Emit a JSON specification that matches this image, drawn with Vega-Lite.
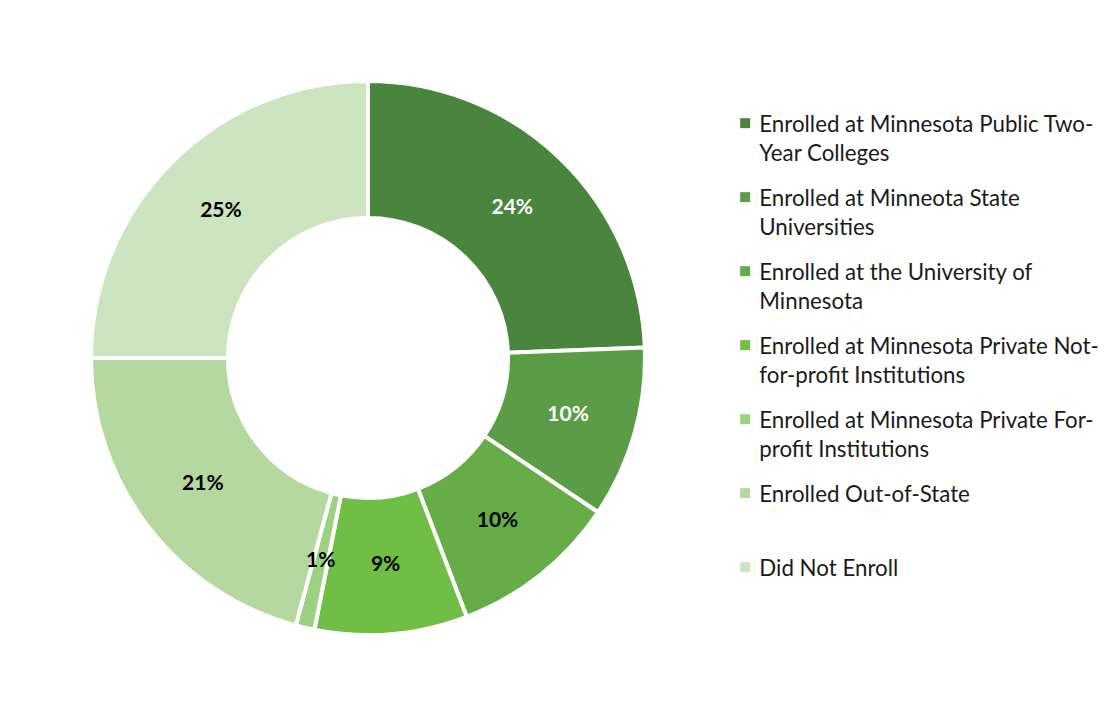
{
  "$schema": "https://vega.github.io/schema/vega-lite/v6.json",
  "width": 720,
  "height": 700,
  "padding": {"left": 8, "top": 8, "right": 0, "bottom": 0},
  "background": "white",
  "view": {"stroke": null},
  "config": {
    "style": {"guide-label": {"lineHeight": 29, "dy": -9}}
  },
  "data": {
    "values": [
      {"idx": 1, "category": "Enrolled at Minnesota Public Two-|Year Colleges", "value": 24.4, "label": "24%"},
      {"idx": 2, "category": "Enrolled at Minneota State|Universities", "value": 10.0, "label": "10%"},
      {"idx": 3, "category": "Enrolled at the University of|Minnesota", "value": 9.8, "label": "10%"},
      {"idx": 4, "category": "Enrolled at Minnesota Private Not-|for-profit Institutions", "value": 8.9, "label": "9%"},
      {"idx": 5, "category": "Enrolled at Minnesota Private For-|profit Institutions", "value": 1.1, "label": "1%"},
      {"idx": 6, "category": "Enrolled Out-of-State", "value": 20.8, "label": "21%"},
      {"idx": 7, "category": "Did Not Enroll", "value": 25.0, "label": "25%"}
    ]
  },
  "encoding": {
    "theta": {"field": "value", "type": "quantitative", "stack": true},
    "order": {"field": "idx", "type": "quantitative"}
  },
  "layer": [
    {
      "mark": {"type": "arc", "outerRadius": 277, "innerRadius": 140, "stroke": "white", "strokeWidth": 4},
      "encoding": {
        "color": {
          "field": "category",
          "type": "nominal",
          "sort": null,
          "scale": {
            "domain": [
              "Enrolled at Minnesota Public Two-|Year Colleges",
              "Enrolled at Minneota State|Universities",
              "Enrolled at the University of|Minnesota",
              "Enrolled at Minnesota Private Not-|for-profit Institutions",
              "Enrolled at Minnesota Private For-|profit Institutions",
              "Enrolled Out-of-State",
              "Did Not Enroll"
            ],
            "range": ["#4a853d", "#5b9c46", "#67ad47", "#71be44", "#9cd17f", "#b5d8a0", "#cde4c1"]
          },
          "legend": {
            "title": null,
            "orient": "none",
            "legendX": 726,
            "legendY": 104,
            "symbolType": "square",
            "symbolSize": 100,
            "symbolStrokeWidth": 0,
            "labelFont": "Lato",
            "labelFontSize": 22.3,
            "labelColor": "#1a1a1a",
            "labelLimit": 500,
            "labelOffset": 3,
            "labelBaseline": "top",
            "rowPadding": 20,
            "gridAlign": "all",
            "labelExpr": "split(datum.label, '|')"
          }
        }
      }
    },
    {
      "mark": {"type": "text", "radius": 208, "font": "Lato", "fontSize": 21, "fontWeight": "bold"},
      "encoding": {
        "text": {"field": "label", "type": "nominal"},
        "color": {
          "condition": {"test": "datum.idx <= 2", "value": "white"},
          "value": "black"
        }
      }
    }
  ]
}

## What to work on
Omit the pictures and give the material again, exactly and in full.

## Reply to the exercise
Emit a JSON specification that matches this image, drawn with Vega-Lite.
{
  "$schema": "https://vega.github.io/schema/vega-lite/v6.json",
  "width": 720,
  "height": 700,
  "padding": {"left": 8, "top": 8, "right": 0, "bottom": 0},
  "background": "white",
  "view": {"stroke": null},
  "config": {
    "style": {"guide-label": {"lineHeight": 29, "dy": -9}}
  },
  "data": {
    "values": [
      {"idx": 1, "category": "Enrolled at Minnesota Public Two-|Year Colleges", "value": 24.4, "label": "24%"},
      {"idx": 2, "category": "Enrolled at Minneota State|Universities", "value": 10.0, "label": "10%"},
      {"idx": 3, "category": "Enrolled at the University of|Minnesota", "value": 9.8, "label": "10%"},
      {"idx": 4, "category": "Enrolled at Minnesota Private Not-|for-profit Institutions", "value": 8.9, "label": "9%"},
      {"idx": 5, "category": "Enrolled at Minnesota Private For-|profit Institutions", "value": 1.1, "label": "1%"},
      {"idx": 6, "category": "Enrolled Out-of-State", "value": 20.8, "label": "21%"},
      {"idx": 7, "category": "Did Not Enroll", "value": 25.0, "label": "25%"}
    ]
  },
  "encoding": {
    "theta": {"field": "value", "type": "quantitative", "stack": true},
    "order": {"field": "idx", "type": "quantitative"}
  },
  "layer": [
    {
      "mark": {"type": "arc", "outerRadius": 277, "innerRadius": 140, "stroke": "white", "strokeWidth": 4},
      "encoding": {
        "color": {
          "field": "category",
          "type": "nominal",
          "sort": null,
          "scale": {
            "domain": [
              "Enrolled at Minnesota Public Two-|Year Colleges",
              "Enrolled at Minneota State|Universities",
              "Enrolled at the University of|Minnesota",
              "Enrolled at Minnesota Private Not-|for-profit Institutions",
              "Enrolled at Minnesota Private For-|profit Institutions",
              "Enrolled Out-of-State",
              "Did Not Enroll"
            ],
            "range": ["#4a853d", "#5b9c46", "#67ad47", "#71be44", "#9cd17f", "#b5d8a0", "#cde4c1"]
          },
          "legend": {
            "title": null,
            "orient": "none",
            "legendX": 726,
            "legendY": 104,
            "symbolType": "square",
            "symbolSize": 100,
            "symbolStrokeWidth": 0,
            "labelFont": "Lato",
            "labelFontSize": 22.3,
            "labelColor": "#1a1a1a",
            "labelLimit": 500,
            "labelOffset": 3,
            "labelBaseline": "top",
            "rowPadding": 20,
            "gridAlign": "all",
            "labelExpr": "split(datum.label, '|')"
          }
        }
      }
    },
    {
      "mark": {"type": "text", "radius": 208, "font": "Lato", "fontSize": 21, "fontWeight": "bold"},
      "encoding": {
        "text": {"field": "label", "type": "nominal"},
        "color": {
          "condition": {"test": "datum.idx <= 2", "value": "white"},
          "value": "black"
        }
      }
    }
  ]
}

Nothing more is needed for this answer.